◆ **REQUIRED TASK**: Go through the entries below, tally each line with the string "this", and give the final number by itself.
=-=-=
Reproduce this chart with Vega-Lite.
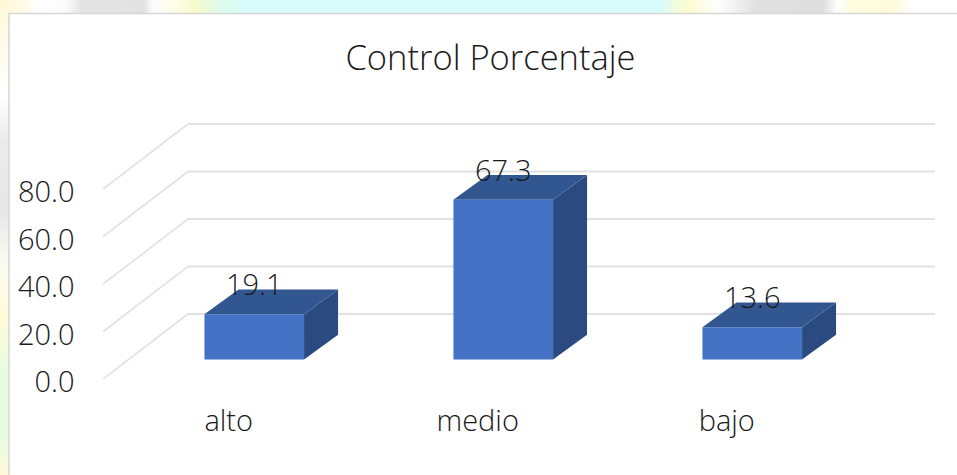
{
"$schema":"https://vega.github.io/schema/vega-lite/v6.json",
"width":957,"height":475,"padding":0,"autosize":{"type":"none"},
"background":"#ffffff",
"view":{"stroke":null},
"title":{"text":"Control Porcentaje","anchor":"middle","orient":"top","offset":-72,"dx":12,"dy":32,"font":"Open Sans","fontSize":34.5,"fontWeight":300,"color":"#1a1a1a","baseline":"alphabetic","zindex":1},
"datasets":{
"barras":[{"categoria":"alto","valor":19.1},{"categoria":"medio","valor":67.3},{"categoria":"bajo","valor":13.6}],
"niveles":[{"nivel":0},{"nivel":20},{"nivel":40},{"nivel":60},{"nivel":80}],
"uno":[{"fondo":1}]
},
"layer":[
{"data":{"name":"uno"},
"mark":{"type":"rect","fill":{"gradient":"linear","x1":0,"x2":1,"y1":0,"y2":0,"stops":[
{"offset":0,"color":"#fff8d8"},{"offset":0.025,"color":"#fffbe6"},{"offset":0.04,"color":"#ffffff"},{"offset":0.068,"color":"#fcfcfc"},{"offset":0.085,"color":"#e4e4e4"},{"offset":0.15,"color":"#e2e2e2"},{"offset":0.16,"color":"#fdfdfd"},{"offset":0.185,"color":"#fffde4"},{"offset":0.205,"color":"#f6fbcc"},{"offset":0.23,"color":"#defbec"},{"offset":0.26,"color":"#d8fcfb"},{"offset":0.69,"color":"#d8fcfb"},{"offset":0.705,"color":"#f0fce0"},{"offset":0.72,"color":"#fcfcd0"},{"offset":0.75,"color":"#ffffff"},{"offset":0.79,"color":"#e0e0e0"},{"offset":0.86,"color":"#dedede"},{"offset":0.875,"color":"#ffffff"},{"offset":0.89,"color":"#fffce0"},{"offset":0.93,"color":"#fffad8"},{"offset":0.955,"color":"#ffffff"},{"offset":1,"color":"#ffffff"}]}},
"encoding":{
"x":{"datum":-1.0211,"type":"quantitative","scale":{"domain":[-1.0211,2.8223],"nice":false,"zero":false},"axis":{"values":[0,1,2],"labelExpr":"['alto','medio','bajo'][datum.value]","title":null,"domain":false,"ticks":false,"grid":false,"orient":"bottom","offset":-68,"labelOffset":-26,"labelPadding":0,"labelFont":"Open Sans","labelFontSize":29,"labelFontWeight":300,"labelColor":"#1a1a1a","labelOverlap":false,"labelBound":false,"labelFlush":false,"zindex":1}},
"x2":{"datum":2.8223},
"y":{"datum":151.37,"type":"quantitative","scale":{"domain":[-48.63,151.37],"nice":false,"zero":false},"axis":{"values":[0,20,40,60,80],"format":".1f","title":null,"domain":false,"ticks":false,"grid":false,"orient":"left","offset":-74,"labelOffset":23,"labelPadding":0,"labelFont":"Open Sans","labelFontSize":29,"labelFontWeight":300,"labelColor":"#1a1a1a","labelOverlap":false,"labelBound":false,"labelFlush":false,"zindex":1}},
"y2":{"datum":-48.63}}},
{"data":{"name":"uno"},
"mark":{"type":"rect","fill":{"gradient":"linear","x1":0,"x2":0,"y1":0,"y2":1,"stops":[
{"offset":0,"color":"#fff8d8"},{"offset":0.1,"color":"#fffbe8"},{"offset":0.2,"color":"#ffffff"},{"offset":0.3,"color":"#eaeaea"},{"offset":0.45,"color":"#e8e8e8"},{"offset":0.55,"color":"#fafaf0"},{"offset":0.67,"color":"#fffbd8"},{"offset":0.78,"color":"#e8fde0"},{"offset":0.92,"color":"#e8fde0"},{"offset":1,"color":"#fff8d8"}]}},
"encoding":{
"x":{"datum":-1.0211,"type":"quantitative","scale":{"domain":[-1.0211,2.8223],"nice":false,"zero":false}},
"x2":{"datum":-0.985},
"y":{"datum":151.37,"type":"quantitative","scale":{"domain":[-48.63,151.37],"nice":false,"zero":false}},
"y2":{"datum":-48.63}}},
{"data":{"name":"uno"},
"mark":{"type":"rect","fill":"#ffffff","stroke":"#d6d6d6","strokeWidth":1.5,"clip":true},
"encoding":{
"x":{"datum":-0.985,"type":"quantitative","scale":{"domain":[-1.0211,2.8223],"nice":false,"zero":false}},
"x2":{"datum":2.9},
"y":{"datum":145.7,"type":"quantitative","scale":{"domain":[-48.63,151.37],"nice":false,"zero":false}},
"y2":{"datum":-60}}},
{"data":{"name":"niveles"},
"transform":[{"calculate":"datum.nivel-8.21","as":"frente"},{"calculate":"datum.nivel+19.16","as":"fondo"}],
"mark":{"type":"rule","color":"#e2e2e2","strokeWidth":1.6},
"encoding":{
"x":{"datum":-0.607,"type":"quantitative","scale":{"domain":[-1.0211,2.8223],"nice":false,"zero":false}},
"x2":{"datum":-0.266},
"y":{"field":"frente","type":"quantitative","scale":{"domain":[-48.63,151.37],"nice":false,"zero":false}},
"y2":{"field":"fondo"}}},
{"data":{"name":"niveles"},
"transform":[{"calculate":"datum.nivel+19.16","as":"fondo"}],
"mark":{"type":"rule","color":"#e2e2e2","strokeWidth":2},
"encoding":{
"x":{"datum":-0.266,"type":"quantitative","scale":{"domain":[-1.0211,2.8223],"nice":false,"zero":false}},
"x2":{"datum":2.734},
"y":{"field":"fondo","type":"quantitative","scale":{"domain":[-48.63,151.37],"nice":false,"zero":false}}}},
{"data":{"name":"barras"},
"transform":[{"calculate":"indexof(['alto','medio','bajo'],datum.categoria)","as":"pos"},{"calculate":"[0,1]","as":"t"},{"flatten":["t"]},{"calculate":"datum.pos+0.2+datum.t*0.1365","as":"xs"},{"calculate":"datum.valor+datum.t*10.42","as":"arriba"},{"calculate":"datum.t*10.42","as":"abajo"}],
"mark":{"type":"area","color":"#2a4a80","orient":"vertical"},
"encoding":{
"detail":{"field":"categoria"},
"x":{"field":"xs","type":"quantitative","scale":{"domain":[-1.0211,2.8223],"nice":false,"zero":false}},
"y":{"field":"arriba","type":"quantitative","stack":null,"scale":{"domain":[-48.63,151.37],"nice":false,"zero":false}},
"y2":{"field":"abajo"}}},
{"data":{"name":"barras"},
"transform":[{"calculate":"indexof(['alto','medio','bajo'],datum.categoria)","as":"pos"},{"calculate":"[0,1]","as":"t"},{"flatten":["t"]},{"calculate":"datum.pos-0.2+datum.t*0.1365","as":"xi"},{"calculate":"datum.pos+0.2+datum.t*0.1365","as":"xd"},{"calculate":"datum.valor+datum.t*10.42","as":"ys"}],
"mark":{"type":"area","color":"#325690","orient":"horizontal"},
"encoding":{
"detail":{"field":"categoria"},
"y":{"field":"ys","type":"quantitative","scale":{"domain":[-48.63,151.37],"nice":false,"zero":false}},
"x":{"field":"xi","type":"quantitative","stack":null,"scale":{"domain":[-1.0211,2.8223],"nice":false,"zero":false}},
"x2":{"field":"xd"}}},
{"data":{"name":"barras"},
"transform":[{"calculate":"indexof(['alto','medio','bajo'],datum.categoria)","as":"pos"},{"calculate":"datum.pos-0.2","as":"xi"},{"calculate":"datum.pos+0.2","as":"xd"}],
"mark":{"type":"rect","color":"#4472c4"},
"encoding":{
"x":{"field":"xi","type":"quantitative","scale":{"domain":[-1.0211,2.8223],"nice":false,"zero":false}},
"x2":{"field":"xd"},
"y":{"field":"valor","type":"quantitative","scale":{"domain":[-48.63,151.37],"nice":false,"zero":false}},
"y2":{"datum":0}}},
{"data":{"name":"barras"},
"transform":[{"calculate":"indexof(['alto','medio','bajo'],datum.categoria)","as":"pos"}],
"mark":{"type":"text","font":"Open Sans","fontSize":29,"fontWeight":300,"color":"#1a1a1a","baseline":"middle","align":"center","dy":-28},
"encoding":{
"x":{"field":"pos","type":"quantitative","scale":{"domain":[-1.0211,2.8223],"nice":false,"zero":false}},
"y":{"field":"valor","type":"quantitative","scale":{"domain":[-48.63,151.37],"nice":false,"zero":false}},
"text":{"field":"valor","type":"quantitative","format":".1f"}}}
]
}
=-=-=
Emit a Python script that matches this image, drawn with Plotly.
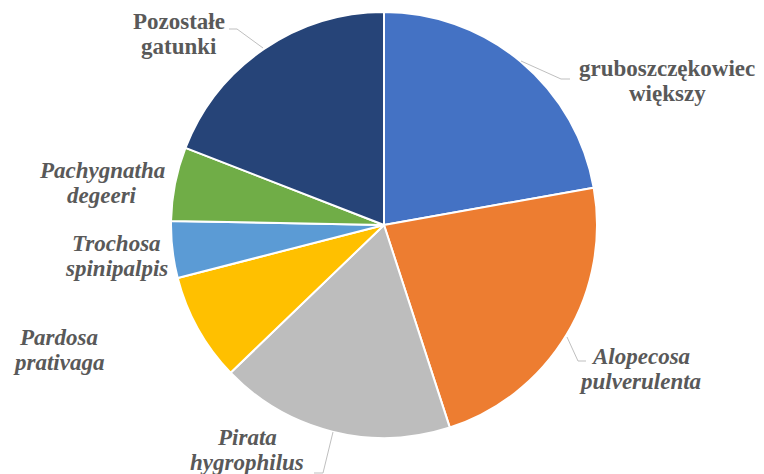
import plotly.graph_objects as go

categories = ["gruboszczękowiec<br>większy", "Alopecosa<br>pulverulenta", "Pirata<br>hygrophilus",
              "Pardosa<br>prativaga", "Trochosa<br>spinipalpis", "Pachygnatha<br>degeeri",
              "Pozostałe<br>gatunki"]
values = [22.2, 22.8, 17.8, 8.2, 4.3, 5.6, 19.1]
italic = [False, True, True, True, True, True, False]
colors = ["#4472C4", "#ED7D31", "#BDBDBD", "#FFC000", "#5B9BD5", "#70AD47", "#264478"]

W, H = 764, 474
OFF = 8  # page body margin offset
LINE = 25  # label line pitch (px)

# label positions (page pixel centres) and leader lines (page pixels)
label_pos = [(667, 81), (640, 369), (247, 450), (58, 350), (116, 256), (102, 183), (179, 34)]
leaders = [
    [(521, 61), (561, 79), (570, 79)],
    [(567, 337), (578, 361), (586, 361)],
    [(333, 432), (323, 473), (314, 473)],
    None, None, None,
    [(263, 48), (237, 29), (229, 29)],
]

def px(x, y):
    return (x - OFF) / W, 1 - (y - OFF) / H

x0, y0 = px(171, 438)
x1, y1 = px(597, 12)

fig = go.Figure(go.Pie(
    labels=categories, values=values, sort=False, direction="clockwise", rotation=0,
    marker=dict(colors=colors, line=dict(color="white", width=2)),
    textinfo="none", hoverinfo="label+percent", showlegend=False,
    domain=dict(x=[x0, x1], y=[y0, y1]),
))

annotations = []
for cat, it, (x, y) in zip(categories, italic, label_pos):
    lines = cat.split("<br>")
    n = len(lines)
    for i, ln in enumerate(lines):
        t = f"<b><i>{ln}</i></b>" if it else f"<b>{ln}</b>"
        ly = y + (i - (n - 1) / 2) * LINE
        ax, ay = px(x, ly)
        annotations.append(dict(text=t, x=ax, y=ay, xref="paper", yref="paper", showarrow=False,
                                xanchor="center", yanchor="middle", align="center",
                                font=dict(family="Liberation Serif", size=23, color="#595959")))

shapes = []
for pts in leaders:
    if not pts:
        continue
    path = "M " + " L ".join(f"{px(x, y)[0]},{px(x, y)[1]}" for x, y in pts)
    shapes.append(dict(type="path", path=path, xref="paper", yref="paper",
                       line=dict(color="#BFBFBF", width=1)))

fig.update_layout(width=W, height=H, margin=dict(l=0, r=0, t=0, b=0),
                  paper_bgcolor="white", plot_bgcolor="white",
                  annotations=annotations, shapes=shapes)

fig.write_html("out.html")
=-=-=
◆ **RESULT OF THE EXERCISE**: 2